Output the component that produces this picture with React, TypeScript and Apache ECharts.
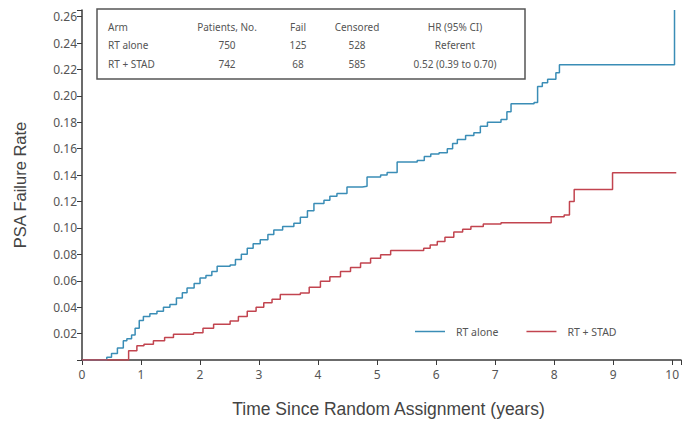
import React, { useEffect, useRef } from "react";
import * as echarts from "echarts";

// Kaplan-Meier style cumulative PSA failure (time in years, rate)
const rtAloneTimes = [0, 0.35, 0.42, 0.5, 0.6, 0.7, 0.76, 0.84, 0.9, 0.97, 1.04, 1.15, 1.27, 1.38, 1.49, 1.6, 1.7, 1.78, 1.9, 2.0, 2.1, 2.2, 2.29, 2.4, 2.51, 2.6, 2.7, 2.8, 2.9, 3.02, 3.15, 3.25, 3.4, 3.59, 3.7, 3.82, 3.93, 4.1, 4.2, 4.32, 4.49, 4.75, 4.83, 5.06, 5.17, 5.34, 5.68, 5.8, 5.91, 6.05, 6.19, 6.28, 6.36, 6.5, 6.64, 6.75, 6.87, 7.1, 7.2, 7.27, 7.66, 7.72, 7.8, 7.89, 8.03, 8.09, 10.04, 10.04];
const rtAloneRates = [0, 0, 0.002, 0.005, 0.009, 0.0145, 0.016, 0.019, 0.024, 0.03, 0.033, 0.035, 0.037, 0.04, 0.042, 0.047, 0.051, 0.0546, 0.058, 0.062, 0.064, 0.067, 0.071, 0.071, 0.072, 0.076, 0.08, 0.0846, 0.088, 0.091, 0.095, 0.0985, 0.101, 0.1035, 0.108, 0.113, 0.1185, 0.121, 0.124, 0.126, 0.131, 0.1315, 0.1386, 0.14, 0.142, 0.15, 0.151, 0.154, 0.156, 0.157, 0.16, 0.164, 0.167, 0.17, 0.172, 0.177, 0.18, 0.182, 0.188, 0.194, 0.195, 0.207, 0.21, 0.2125, 0.2175, 0.2235, 0.2235, 0.265];

const rtStadTimes = [0, 0.7, 0.79, 0.93, 1.05, 1.21, 1.4, 1.55, 1.89, 2.05, 2.23, 2.51, 2.65, 2.8, 2.95, 3.08, 3.22, 3.36, 3.7, 3.85, 4.04, 4.2, 4.38, 4.55, 4.72, 4.89, 5.06, 5.23, 5.79, 5.9, 6.02, 6.15, 6.3, 6.45, 6.59, 6.8, 7.1, 7.95, 8.17, 8.26, 8.34, 8.99, 10.07];
const rtStadRates = [0, 0, 0.007, 0.0107, 0.012, 0.0145, 0.017, 0.0195, 0.0207, 0.024, 0.027, 0.0295, 0.033, 0.037, 0.04, 0.0433, 0.046, 0.0496, 0.0508, 0.055, 0.0596, 0.063, 0.067, 0.07, 0.0734, 0.077, 0.0796, 0.083, 0.0846, 0.087, 0.0897, 0.093, 0.097, 0.099, 0.101, 0.103, 0.104, 0.1085, 0.1097, 0.12, 0.129, 0.1418, 0.1418];

const seriesNames = ["RT alone", "RT + STAD"];
const tableHeaders = ["Arm", "Patients, No.", "Fail", "Censored", "HR (95% CI)"];
const tableRows = [
  ["RT alone", "750", "125", "528", "Referent"],
  ["RT + STAD", "742", "68", "585", "0.52 (0.39 to 0.70)"],
];

const BLUE = "#3a8db6";
const RED = "#c2444f";
const TEXT = "#555";
const AXIS = "#3a3a3a";

export default function App() {
  const ref = useRef<HTMLDivElement>(null);
  useEffect(() => {
    if (!ref.current) return;
    const chart = echarts.init(ref.current, null, { renderer: "svg" });
    const colX = [108, 227, 298, 357, 455];
    const rowY = [27, 45, 64];
    const tableTexts: any[] = [];
    [tableHeaders, ...tableRows].forEach((row, ri) => {
      row.forEach((cell, ci) => {
        tableTexts.push({
          type: "text",
          x: colX[ci],
          y: rowY[ri],
          style: {
            text: cell,
            fill: TEXT,
            font: '10px "Noto Sans"',
            textAlign: ci === 0 ? "left" : "center",
            textVerticalAlign: "middle",
          },
        });
      });
    });
    const onTick = (v: number, step: number) =>
      Math.abs(v / step - Math.round(v / step)) < 1e-6;
    chart.setOption({
      animation: false,
      backgroundColor: "#fff",
      grid: { left: 82, right: 3, top: 10, bottom: 60.5, containLabel: false },
      xAxis: {
        type: "value",
        min: 0,
        max: 10.15,
        interval: 1,
        name: "Time Since Random Assignment (years)",
        nameLocation: "middle",
        nameGap: 40,
        nameTextStyle: { fontFamily: '"Liberation Sans"', fontSize: 17.5, color: "#444", padding: [0, 0, 0, 14] },
        axisLine: { show: true, lineStyle: { color: AXIS, width: 1.5 } },
        axisTick: { show: true, length: 5, lineStyle: { color: AXIS } },
        axisLabel: {
          color: TEXT,
          fontSize: 12,
          fontFamily: '"Noto Sans"',
          margin: 8,
          formatter: (v: number) => (onTick(v, 1) ? String(Math.round(v)) : ""),
        },
        splitLine: { show: false },
      },
      yAxis: {
        type: "value",
        min: 0,
        max: 0.265,
        interval: 0.02,
        name: "PSA Failure Rate",
        nameLocation: "middle",
        nameGap: 54,
        nameTextStyle: { fontFamily: '"Liberation Sans"', fontSize: 16.5, color: "#444" },
        axisLine: { show: true, lineStyle: { color: AXIS, width: 1.5 } },
        axisTick: { show: true, length: 5, lineStyle: { color: AXIS } },
        axisLabel: {
          color: TEXT,
          fontSize: 12,
          fontFamily: '"Noto Sans"',
          margin: 5,
          formatter: (v: number) => (v > 0 && onTick(v, 0.02) ? v.toFixed(2) : ""),
        },
        splitLine: { show: false },
      },
      legend: {
        left: 410,
        top: 321,
        itemWidth: 30,
        itemHeight: 1.5,
        itemGap: 28,
        icon: "rect",
        textStyle: { color: TEXT, fontSize: 10.5, fontFamily: '"Noto Sans"', padding: [0, 0, 0, 6] },
        data: seriesNames,
      },
      series: [
        {
          name: seriesNames[0],
          type: "line",
          step: "end",
          symbol: "none",
          lineStyle: { color: BLUE, width: 1.5 },
          itemStyle: { color: BLUE },
          data: rtAloneTimes.map((t, i) => [t, rtAloneRates[i]]),
        },
        {
          name: seriesNames[1],
          type: "line",
          step: "end",
          symbol: "none",
          lineStyle: { color: RED, width: 1.5 },
          itemStyle: { color: RED },
          data: rtStadTimes.map((t, i) => [t, rtStadRates[i]]),
        },
      ],
      graphic: [
        {
          type: "group",
          children: [
            {
              type: "rect",
              shape: { x: 97, y: 9, width: 428, height: 70 },
              style: { fill: "#fff", stroke: "#555", lineWidth: 1.5 },
            },
            ...tableTexts,
          ],
        },
      ],
    });
    return () => chart.dispose();
  }, []);
  return <div ref={ref} style={{ width: 684, height: 423, position: "fixed", left: 0, top: 0 }} />;
}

### Goal
Write out the lines from the start of the material to the line with "0.2235, 0.2235, 0.265];", inclusive and exactly. Skip the pictures.

### Solution
Output the component that produces this picture with React, TypeScript and Apache ECharts.
import React, { useEffect, useRef } from "react";
import * as echarts from "echarts";

// Kaplan-Meier style cumulative PSA failure (time in years, rate)
const rtAloneTimes = [0, 0.35, 0.42, 0.5, 0.6, 0.7, 0.76, 0.84, 0.9, 0.97, 1.04, 1.15, 1.27, 1.38, 1.49, 1.6, 1.7, 1.78, 1.9, 2.0, 2.1, 2.2, 2.29, 2.4, 2.51, 2.6, 2.7, 2.8, 2.9, 3.02, 3.15, 3.25, 3.4, 3.59, 3.7, 3.82, 3.93, 4.1, 4.2, 4.32, 4.49, 4.75, 4.83, 5.06, 5.17, 5.34, 5.68, 5.8, 5.91, 6.05, 6.19, 6.28, 6.36, 6.5, 6.64, 6.75, 6.87, 7.1, 7.2, 7.27, 7.66, 7.72, 7.8, 7.89, 8.03, 8.09, 10.04, 10.04];
const rtAloneRates = [0, 0, 0.002, 0.005, 0.009, 0.0145, 0.016, 0.019, 0.024, 0.03, 0.033, 0.035, 0.037, 0.04, 0.042, 0.047, 0.051, 0.0546, 0.058, 0.062, 0.064, 0.067, 0.071, 0.071, 0.072, 0.076, 0.08, 0.0846, 0.088, 0.091, 0.095, 0.0985, 0.101, 0.1035, 0.108, 0.113, 0.1185, 0.121, 0.124, 0.126, 0.131, 0.1315, 0.1386, 0.14, 0.142, 0.15, 0.151, 0.154, 0.156, 0.157, 0.16, 0.164, 0.167, 0.17, 0.172, 0.177, 0.18, 0.182, 0.188, 0.194, 0.195, 0.207, 0.21, 0.2125, 0.2175, 0.2235, 0.2235, 0.265];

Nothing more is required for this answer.